I managed to avoid getting Covid for about two and a half years but finally succumbed in mid-October 2022, just two weeks away from my second booster. Dammit. And okay, after one feverish night and a couple of days feeling a bit crappy that was the “worst of it” though I tested positive for over ten days. During which time I stayed home and kept all the windows open. My flatmate and I stayed in separate rooms and wore masks when having to use communal rooms like the kitchen and bathroom. It was what most people would call “mild covid”. Well fuck that shit. There is no such thing as MILD COVID.
Covid is SARS-2. Which is scary as fuck.Which the media has played down since day one. It’s a Biolevel-3 airborne virus, which means you cannot get near this thing in a controlled scientific setting without total PPE including a full body suit, glasses and gloves, Hepa filtered powered air-purifying respirator and what not… yet we were told it’s totally fine to go out if we keep 6 feet away and wear masks. Oh, and wash our hands.
And then shortly later we were told it was okay to stop wearing masks. That thanks to the vaccine the risk of actual DEATH if you caught Covid was reduced and so that was okey-dokey. Reduced. Well try telling that to the hundreds still dying every week from Covid… oh wait, you can’t.

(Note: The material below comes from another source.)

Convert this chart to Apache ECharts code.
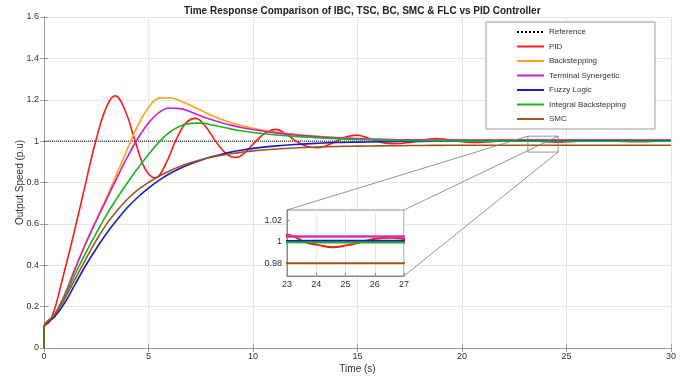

I know people who have now had Covid multiple times and who think that’s fine because they only had “mild” cases and feel they somehow dodged a bullet. Some even think they are building “herd immunity” (which doesn’t actually exist btw).
Hello Long Covid and all that hardly anybody still knows the fuck about includes. Hello immune system being totally fucked over making way for forgotten viruses to totally fuck YOU over. Hello young previously healthy people dropping dead from strokes and heart attacks. Hello I can’t move my legs, I can’t hear, I’m too tired to get out of bed, I can’t remember anything, I can’t smell or taste, I don’t know how to go on. All after having had “mild covid”.
These days I am living a “between here and there” life. “Here” is where I feel relatively safe, so mostly at home. Or out walking and shopping (still masking in all shops). “There” is when I have to work or do work-related things that involve meeting with other people, travelling, being in groups, often in situations when masking isn’t possible. At those times I just decide fuck it and hope for the best.
So between being extra careful day-to-day and the sometimes throwing caution to the wind when it means having to work or travel or attend a work-related event… I keep hoping I’m striking a (lucky) balance. And so far – except for that one time! – I have avoided the dread virus. I keep testing once a week, just to be sure I’m not positive (in which case I would stay home until I tested negative again) and I test before I travel. Least I can do.
Sometimes I’m almost nostalgic for those early pandemic days when everyone pulled together, when it honestly felt like we were all in this together (BECAUSE WE WERE) and we behaved like we all cared for each other. In many ways that was quite a beautiful time. But then suddenly everyone remembered they somehow DESERVED their summer holiday abroad and all was lost.
It’s been three years. Three years today. And I just feel this immense sadness that we didn’t learn the most important lesson from this terrible global catastrophe… that we should be caring about each other. Because we’re not going to make it otherwise.